His addition further crowds L.A.'s backcourt, already packed with a bunch of non-All-Star veteran guards. Russell Westbrook and Patrick Beverley were both starters last year on their respective clubs, while Schröder was a part-time starter playing big minutes in Boston (though he got less run in Houston). Lonnie Walker IV, on a $6.4 million mid-level deal, almost surely expects to get significant run time. 

Some time will also surely be allocated to intriguing second-year guard Austin Reaves, a diamond in the rough whom the Lakers uncovered after he went undrafted in 2021.

Stein supplies some intel on how the Lakers front office and coaching staff may envision its rotation along the wing.

So apparently Westbrook and Schroder will be given the first crack at point guard rotation minutes, 6'1" Patrick Beverley and 6'2" Kendrick Nunn will serve as shooting guards, and 6'5" Austin Reaves will spot LeBron James at small foward. Essentially, Los Angeles is looking to move Beverley, Nunn and Reaves all up a position to make this work.
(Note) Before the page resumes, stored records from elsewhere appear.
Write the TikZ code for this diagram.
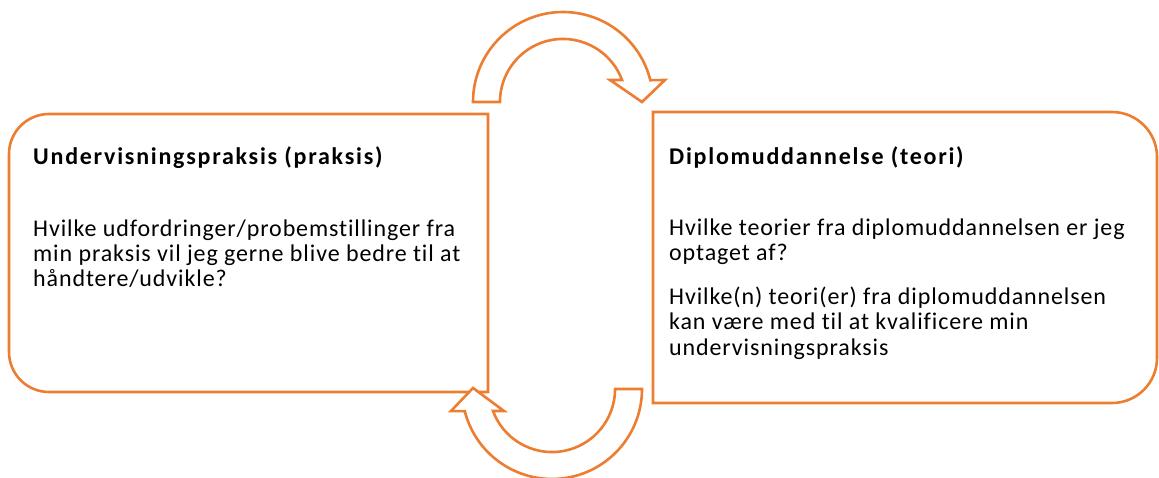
\documentclass[tikz,border=0pt]{standalone}
\usepackage{fontspec}
\setmainfont{Carlito}

\definecolor{kant}{HTML}{ED7D31}

\tikzstyle{boks}=[draw=kant, line width=2.6pt, line join=miter]
\tikzstyle{pil}=[draw=kant, line width=2.6pt, fill=white, line join=miter]
\tikzstyle{tekst}=[anchor=base west, inner sep=0pt, align=left,
                   font=\fontsize{24}{25.3}\selectfont\addfontfeatures{LetterSpace=3.7, Ligatures=NoCommon}]
\tikzstyle{titel}=[anchor=base west, inner sep=0pt,
                   font=\fontsize{24}{25.3}\selectfont\bfseries\addfontfeatures{LetterSpace=7.3, Ligatures=NoCommon}]

\begin{document}
\begin{tikzpicture}[x=1pt, y=1pt]
  \useasboundingbox (0, 0) rectangle (1159, 477);

  % praksis
  \draw[boks] (488, 85) -- (49, 85) arc[start angle=270, end angle=180, radius=40]
    -- (9, 323) arc[start angle=180, end angle=90, radius=40] -- (488, 363) -- cycle;

  % teori
  \draw[boks] (653, 74) -- (653, 365) -- (1112, 365)
    arc[start angle=90, end angle=0, radius=45] -- (1157, 119)
    arc[start angle=0, end angle=-90, radius=45] -- cycle;

  % pil foroven
  \draw[pil] (473, 375) arc[start angle=180, end angle=14, radius=90]
    -- (665, 397) -- (642, 375) -- (610, 397) -- (622, 397)
    arc[start angle=20.4, end angle=180, radius=63] -- cycle;

  % pil forneden
  \draw[pil] (642, 88) arc[start angle=0, end angle=-165.7, radius=90]
    -- (451, 66) -- (473, 89) -- (504, 66) -- (493, 66)
    arc[start angle=-159.6, end angle=0, radius=63] -- cycle;

  \node[titel] (praksistitel) at (33, 312) {Undervisningspraksis (praksis)};
  \node[tekst] (praksistekst) at (33, 190)
    {Hvilke udfordringer/probemstillinger fra\\
     min praksis vil jeg gerne blive bedre til at\\
     håndtere/udvikle?};

  \node[titel] (teorititel) at (669, 312) {Diplomuddannelse (teori)};
  \node[tekst] (teoritekst) at (669, 216)
    {Hvilke teorier fra diplomuddannelsen er jeg\\
     optaget af?};
  \node[tekst] (teoriforslag) at (669, 122)
    {Hvilke(n) teori(er) fra diplomuddannelsen\\
     kan være med til at kvalificere min\\
     undervisningspraksis};
\end{tikzpicture}
\end{document}
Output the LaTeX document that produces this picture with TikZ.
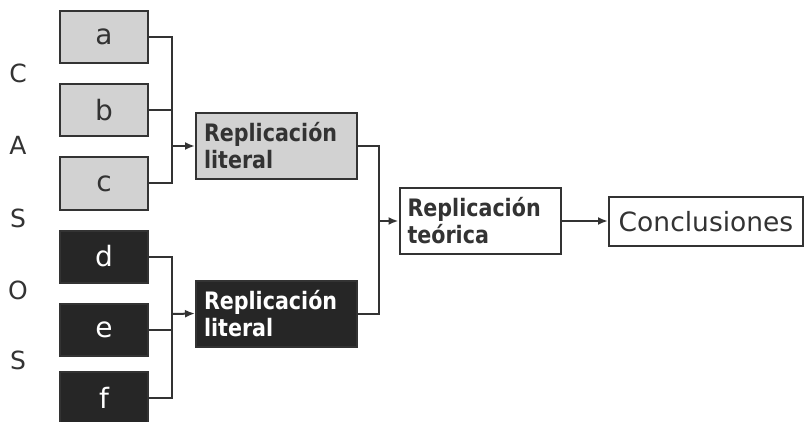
\documentclass[tikz,border=0pt]{standalone}
\usepackage{fontspec}
\setmainfont{DejaVu Sans}
\newfontfamily\narrowbold[FakeStretch=0.86]{DejaVu Sans Bold}
\usetikzlibrary{arrows.meta}
\definecolor{lgray}{HTML}{D2D2D2}
\definecolor{dgray}{HTML}{262626}
\definecolor{lcol}{HTML}{333333}
\begin{document}
\begin{tikzpicture}[x=1pt,y=-1pt,
  casebox/.style={draw=lcol,line width=2pt,minimum width=88pt,minimum height=52pt,inner sep=0pt,font=\fontsize{28}{28}\selectfont},
  lightbox/.style={casebox,fill=lgray,text=lcol},
  darkbox/.style={casebox,fill=dgray,text=white},
  repbox/.style={draw=lcol,line width=2pt,minimum width=161pt,minimum height=66pt,inner sep=0pt,text width=145pt,align=left,font=\fontsize{24}{27}\narrowbold},
  conn/.style={draw=lcol,line width=2pt},
  arr/.style={conn,-{Latex[length=10pt,width=8pt]}},
  casos/.style={text=lcol,font=\fontsize{25}{25}\selectfont}
]
\useasboundingbox (0,0) rectangle (805,422);
\node[lightbox] (a) at (104,37) {a};
\node[lightbox] (b) at (104,110.5) {b};
\node[lightbox] (c) at (104,183.5) {c};
\node[darkbox] (d) at (104,256.5) {d};
\node[darkbox] (e) at (104,329.5) {e};
\node[darkbox] (f) at (104,398) {f};
\node[repbox,fill=lgray,text=lcol] (r1) at (276.5,146) {Replicación\\literal};
\node[repbox,fill=dgray,text=white] (r2) at (276.5,313.5) {Replicación\\literal};
\node[repbox,fill=white,text=lcol] (rt) at (480,221) {Replicación\\teórica};
\node[draw=lcol,line width=2pt,minimum width=194pt,minimum height=49pt,inner sep=0pt,font=\fontsize{26.5}{26.5}\selectfont,text=lcol] (cc) at (706,221.5) {Conclusiones};
\coordinate (j1) at (172,146);
\coordinate (j2) at (172,314);
\coordinate (j3) at (379,221);
\draw[conn] (a.east) -| (c.east -| j1) -- (c.east);
\draw[conn] (b.east) -- (b.east -| j1);
\draw[arr] (j1) -- (r1.west);
\draw[conn] (d.east) -| (f.east -| j2) -- (f.east);
\draw[conn] (e.east) -- (e.east -| j2);
\draw[arr] (j2) -- (r2.west);
\draw[conn] (r1.east) -| (r2.east -| j3) -- (r2.east);
\draw[arr] (j3) -- (rt.west);
\draw[arr] (rt.east) -- (rt.east -| cc.west);
\node[casos] (l1) at (18,73) {C};
\node[casos] (l2) at (18,145) {A};
\node[casos] (l3) at (18,218) {S};
\node[casos] (l4) at (18,290) {O};
\node[casos] (l5) at (18,360) {S};
\end{tikzpicture}
\end{document}
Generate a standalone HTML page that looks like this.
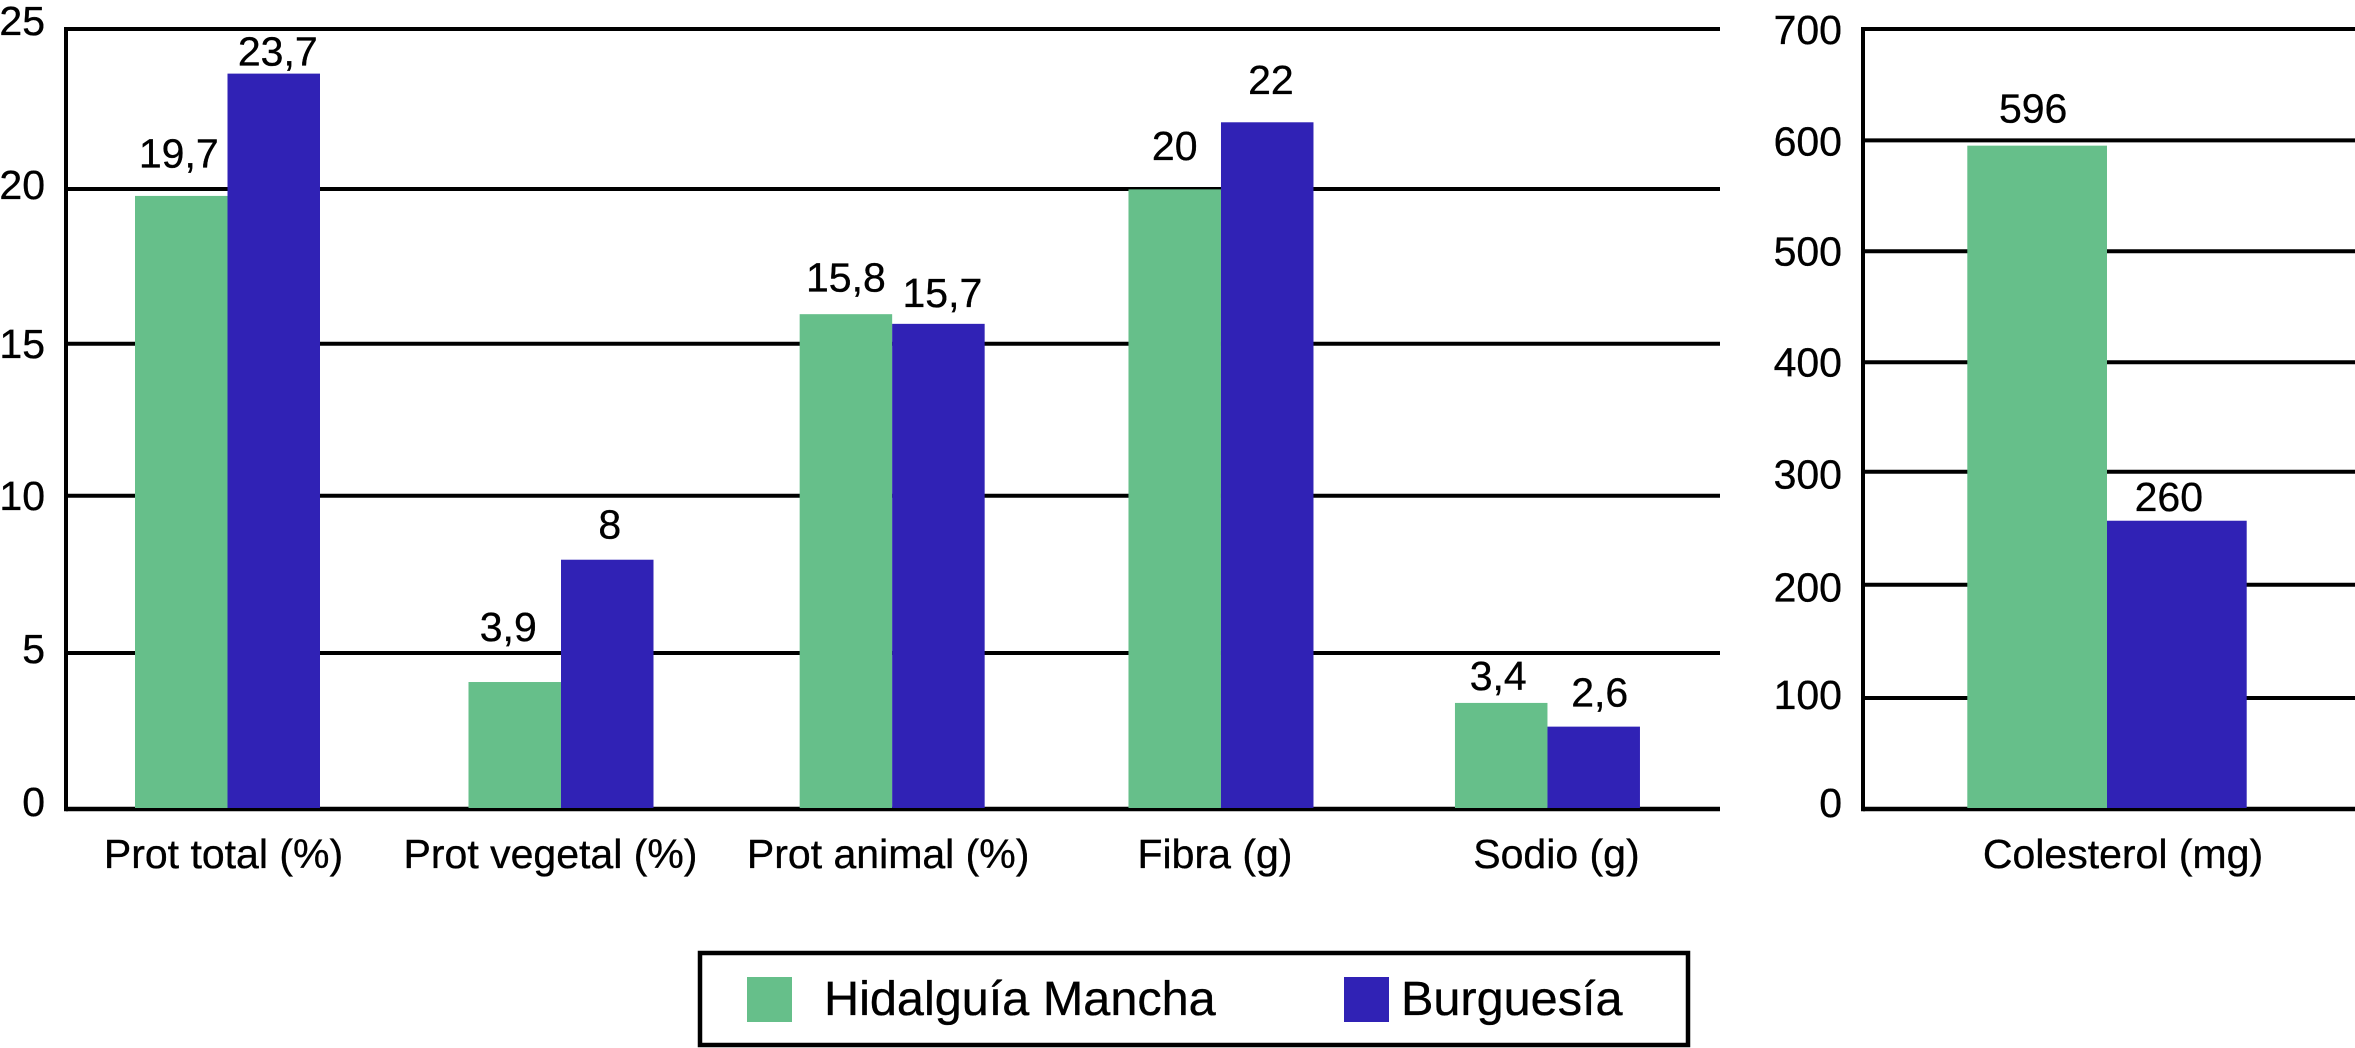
<!DOCTYPE html>
<html lang="es">
<head>
<meta charset="utf-8">
<title>Hidalguía Mancha vs Burguesía</title>
<style>
  html, body { margin: 0; padding: 0; background: #fff; }
  svg { display: block; }
  text { font-family: "Liberation Sans", sans-serif; fill: #000; stroke: #000; stroke-width: 0.35px; }
</style>
</head>
<body>
<svg id="chart" xmlns="http://www.w3.org/2000/svg" width="2355" height="1048" viewBox="0 0 2355 1048">
  <g id="left-panel"></g>
  <g id="right-panel"></g>
  <g>
    <rect x="700" y="953" width="988" height="92" fill="#fff" stroke="#000" stroke-width="4.5"/>
    <rect x="747" y="977" width="45" height="45" fill="#66BF8A"/>
    <text x="824" y="1015" font-size="48.6">Hidalguía Mancha</text>
    <rect x="1344" y="977" width="45" height="45" fill="#3022B5"/>
    <text x="1401" y="1015" font-size="48.6">Burguesía</text>
  </g>
</svg>
<script>
// Left panel data
const nutrientCategories = ['Prot total (%)', 'Prot vegetal (%)', 'Prot animal (%)', 'Fibra (g)', 'Sodio (g)'];
const hidalguiaValues = [19.65, 4.07, 15.86, 19.86, 3.4];
const burguesiaValues = [23.57, 7.99, 15.55, 22.01, 2.64];
const hidalguiaPrinted = ['19,7', '3,9', '15,8', '20', '3,4'];
const burguesiaPrinted = ['23,7', '8', '15,7', '22', '2,6'];
const nutrientTickLabels = ['25', '20', '15', '10', '5', '0'];
const nutrientGridLevels = [25, 19.87, 14.91, 10.04, 5, 0];

// Right panel data
const cholesterolCategories = ['Colesterol (mg)'];
const hidalguiaCholesterol = [595.3];
const burguesiaCholesterol = [258.7];
const hidalguiaCholesterolPrinted = ['596'];
const burguesiaCholesterolPrinted = ['260'];
const cholesterolTickLabels = ['700', '600', '500', '400', '300', '200', '100', '0'];
const cholesterolGridLevels = [700, 600, 500.5, 400.9, 302.7, 201.3, 99.6, 0];

const SVG_NS = 'http://www.w3.org/2000/svg';
const GREEN = '#66BF8A';
const BLUE = '#3022B5';
const BASELINE = 809;
const FONT = 41;

function make(parent, tag, attrs, content) {
  const el = document.createElementNS(SVG_NS, tag);
  for (const k in attrs) el.setAttribute(k, attrs[k]);
  if (content !== undefined) el.textContent = content;
  parent.appendChild(el);
  return el;
}

function drawPanel(cfg) {
  const g = document.getElementById(cfg.id);

  cfg.gridLevels.forEach(function (level, i) {
    const y = cfg.yScale(level);
    const isBase = level === 0;
    const line = make(g, 'line', { x1: cfg.axisX, x2: cfg.endX, y1: y, y2: y, stroke: '#000', 'stroke-width': isBase ? 4.5 : 4 });
    
    
    const tick = make(g, 'text', { x: cfg.tickRight, y: y + cfg.tickNudge[i], 'font-size': FONT, 'text-anchor': 'end' }, cfg.tickLabels[i]);
    
    
  });

  const axis = make(g, 'line', { x1: cfg.axisX, x2: cfg.axisX, y1: cfg.yScale(cfg.gridLevels[0]) - 2, y2: BASELINE + 2.25, stroke: '#000', 'stroke-width': 4 });
  
  

  cfg.categories.forEach(function (cat, i) {
    const c = cfg.center(i);
    const gy = cfg.yScale(cfg.greenValues[i]);
    const by = cfg.yScale(cfg.blueValues[i]);
    const greenBar = make(g, 'rect', { x: c - cfg.barWidth, y: gy, width: cfg.barWidth, height: BASELINE - 1 - gy, fill: GREEN });
    
    
    const blueBar = make(g, 'rect', { x: c, y: by, width: cfg.barWidth, height: BASELINE - 1 - by, fill: BLUE });
    
    

    const greenLabel = make(g, 'text', { x: c - cfg.barWidth / 2 + cfg.greenDx[i], y: gy - cfg.greenGap[i], 'font-size': FONT, 'text-anchor': 'middle' }, cfg.greenPrinted[i]);
    
    
    const blueLabel = make(g, 'text', { x: c + cfg.barWidth / 2 + cfg.blueDx[i], y: by - cfg.blueGap[i], 'font-size': FONT, 'text-anchor': 'middle' }, cfg.bluePrinted[i]);
    
    

    const catLabel = make(g, 'text', { x: c + cfg.catDx[i], y: 868, 'font-size': FONT, 'text-anchor': 'middle' }, cat);
    
    
  });
}

drawPanel({
  id: 'left-panel', prefix: 'nutrients',
  axisX: 66, endX: 1720, tickRight: 45, barWidth: 92.5,
  yScale: function (v) { return BASELINE - v * 31.2; },
  // the artwork's category bands tighten slightly from left to right
  center: function (i) { return 227.5 + 333.5 * i - 1.17 * i * (i - 1); },
  categories: nutrientCategories,
  greenValues: hidalguiaValues, blueValues: burguesiaValues,
  greenPrinted: hidalguiaPrinted, bluePrinted: burguesiaPrinted,
  gridLevels: nutrientGridLevels, tickLabels: nutrientTickLabels,
  tickNudge: [6, 10, 14, 14, 10, 7],
  greenDx: [-2.5, -6.5, 0, 0, -3], blueDx: [4, 2.5, 4, 3.7, 6],
  greenGap: [28.3, 41, 22.6, 29.3, 13], blueGap: [8, 21.4, 17, 28.3, 20],
  catDx: [-4, -10.5, -4, -6, 9]
});

drawPanel({
  id: 'right-panel', prefix: 'cholesterol',
  axisX: 1863, endX: 2355, tickRight: 1842, barWidth: 139.7,
  yScale: function (v) { return BASELINE - v * 1.1143; },
  center: function (i) { return 2107 + i; },
  categories: cholesterolCategories,
  greenValues: hidalguiaCholesterol, blueValues: burguesiaCholesterol,
  greenPrinted: hidalguiaCholesterolPrinted, bluePrinted: burguesiaCholesterolPrinted,
  gridLevels: cholesterolGridLevels, tickLabels: cholesterolTickLabels,
  tickNudge: [15, 15, 14, 14, 17, 17, 11, 8],
  greenDx: [-4], blueDx: [-8],
  greenGap: [23], blueGap: [9.7],
  catDx: [16]
});
</script>
</body>
</html>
Beverley can convincingly defend bigger guards, but Nunn can barely guard point guards and would presumably get smothered on the other end. 

Stein doesn't mention the fate of 6'4" shooting guard Lonnie Walker IV, but presumably L.A. is going to miscast him as a small forward and make him duke it out with Reaves, along with free agent signings Juan Toscano-Anderson and Troy Brown Jr.? 

There just aren't enough minutes to go around. Brown's scoring underwhelmed in limited minutes with the Chicago Bulls' rotation last year, though he showed flashes on defense. Second-round draft pick Max Christie, a shooting guard out of Michigan State, will most likely feel the rotation squeeze as well. 

Consider this writer dubious that this experiment will prove effective. Westbrook should be traded for help at the power forward spot (and, ideally, more three-point shooting along the wing), even if it takes multiple first-round picks to do it. There was chatter of L.A. possibly including a future first-round selection and the right to swap future picks, which seems reasonable.